Everything in the data should be repeated exactly, save for the images.

──────── Data lines ────────

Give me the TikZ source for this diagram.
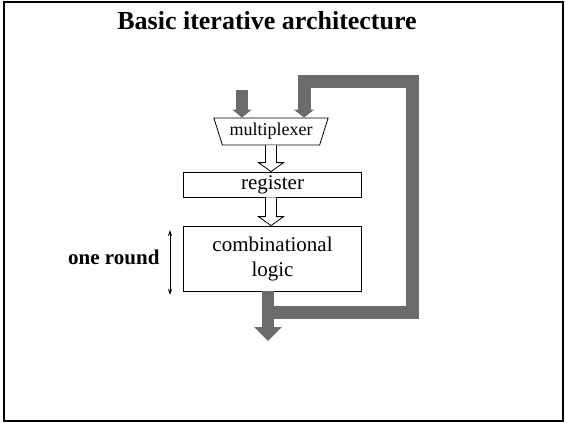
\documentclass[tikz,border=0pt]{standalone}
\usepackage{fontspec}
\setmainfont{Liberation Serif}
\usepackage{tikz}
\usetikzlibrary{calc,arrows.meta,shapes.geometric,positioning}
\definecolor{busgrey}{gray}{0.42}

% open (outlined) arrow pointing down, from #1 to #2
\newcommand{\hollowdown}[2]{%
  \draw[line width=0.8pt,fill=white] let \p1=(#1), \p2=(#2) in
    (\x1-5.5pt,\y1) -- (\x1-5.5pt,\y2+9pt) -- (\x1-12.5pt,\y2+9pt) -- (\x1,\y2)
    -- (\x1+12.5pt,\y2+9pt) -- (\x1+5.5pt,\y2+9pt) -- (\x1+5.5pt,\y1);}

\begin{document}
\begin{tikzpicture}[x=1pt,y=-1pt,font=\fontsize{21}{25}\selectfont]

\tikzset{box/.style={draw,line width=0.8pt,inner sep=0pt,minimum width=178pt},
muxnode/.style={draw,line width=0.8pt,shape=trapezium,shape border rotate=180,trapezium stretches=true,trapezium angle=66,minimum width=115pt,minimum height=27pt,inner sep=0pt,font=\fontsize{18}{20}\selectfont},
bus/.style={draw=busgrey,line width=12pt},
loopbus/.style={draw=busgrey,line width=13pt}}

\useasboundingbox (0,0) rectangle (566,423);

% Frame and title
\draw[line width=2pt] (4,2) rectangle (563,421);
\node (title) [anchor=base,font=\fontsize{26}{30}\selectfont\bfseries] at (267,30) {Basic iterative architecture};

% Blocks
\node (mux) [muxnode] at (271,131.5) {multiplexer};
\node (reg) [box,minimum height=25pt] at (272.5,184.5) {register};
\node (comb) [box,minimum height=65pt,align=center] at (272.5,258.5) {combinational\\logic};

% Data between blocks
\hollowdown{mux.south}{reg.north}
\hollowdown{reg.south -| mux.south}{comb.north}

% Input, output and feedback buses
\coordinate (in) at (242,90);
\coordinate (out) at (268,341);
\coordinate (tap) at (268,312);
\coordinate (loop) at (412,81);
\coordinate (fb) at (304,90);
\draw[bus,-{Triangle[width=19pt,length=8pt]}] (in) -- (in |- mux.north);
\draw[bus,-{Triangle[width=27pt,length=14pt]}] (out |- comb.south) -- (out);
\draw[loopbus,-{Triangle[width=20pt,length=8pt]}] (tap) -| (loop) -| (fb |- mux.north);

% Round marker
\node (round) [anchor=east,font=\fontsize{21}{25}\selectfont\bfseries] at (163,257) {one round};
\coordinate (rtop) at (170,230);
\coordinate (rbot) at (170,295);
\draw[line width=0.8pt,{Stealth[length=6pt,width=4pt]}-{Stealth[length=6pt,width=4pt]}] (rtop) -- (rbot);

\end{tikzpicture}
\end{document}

────────

(Response to the exercise):
Give me the TikZ source for this diagram.
\documentclass[tikz,border=0pt]{standalone}
\usepackage{fontspec}
\setmainfont{Liberation Serif}
\usepackage{tikz}
\usetikzlibrary{calc,arrows.meta,shapes.geometric,positioning}
\definecolor{busgrey}{gray}{0.42}

% open (outlined) arrow pointing down, from #1 to #2
\newcommand{\hollowdown}[2]{%
  \draw[line width=0.8pt,fill=white] let \p1=(#1), \p2=(#2) in
    (\x1-5.5pt,\y1) -- (\x1-5.5pt,\y2+9pt) -- (\x1-12.5pt,\y2+9pt) -- (\x1,\y2)
    -- (\x1+12.5pt,\y2+9pt) -- (\x1+5.5pt,\y2+9pt) -- (\x1+5.5pt,\y1);}

\begin{document}
\begin{tikzpicture}[x=1pt,y=-1pt,font=\fontsize{21}{25}\selectfont]

\tikzset{box/.style={draw,line width=0.8pt,inner sep=0pt,minimum width=178pt},
muxnode/.style={draw,line width=0.8pt,shape=trapezium,shape border rotate=180,trapezium stretches=true,trapezium angle=66,minimum width=115pt,minimum height=27pt,inner sep=0pt,font=\fontsize{18}{20}\selectfont},
bus/.style={draw=busgrey,line width=12pt},
loopbus/.style={draw=busgrey,line width=13pt}}

\useasboundingbox (0,0) rectangle (566,423);

% Frame and title
\draw[line width=2pt] (4,2) rectangle (563,421);
\node (title) [anchor=base,font=\fontsize{26}{30}\selectfont\bfseries] at (267,30) {Basic iterative architecture};

% Blocks
\node (mux) [muxnode] at (271,131.5) {multiplexer};
\node (reg) [box,minimum height=25pt] at (272.5,184.5) {register};
\node (comb) [box,minimum height=65pt,align=center] at (272.5,258.5) {combinational\\logic};

% Data between blocks
\hollowdown{mux.south}{reg.north}
\hollowdown{reg.south -| mux.south}{comb.north}

% Input, output and feedback buses
\coordinate (in) at (242,90);
\coordinate (out) at (268,341);
\coordinate (tap) at (268,312);
\coordinate (loop) at (412,81);
\coordinate (fb) at (304,90);
\draw[bus,-{Triangle[width=19pt,length=8pt]}] (in) -- (in |- mux.north);
\draw[bus,-{Triangle[width=27pt,length=14pt]}] (out |- comb.south) -- (out);
\draw[loopbus,-{Triangle[width=20pt,length=8pt]}] (tap) -| (loop) -| (fb |- mux.north);

% Round marker
\node (round) [anchor=east,font=\fontsize{21}{25}\selectfont\bfseries] at (163,257) {one round};
\coordinate (rtop) at (170,230);
\coordinate (rbot) at (170,295);
\draw[line width=0.8pt,{Stealth[length=6pt,width=4pt]}-{Stealth[length=6pt,width=4pt]}] (rtop) -- (rbot);

\end{tikzpicture}
\end{document}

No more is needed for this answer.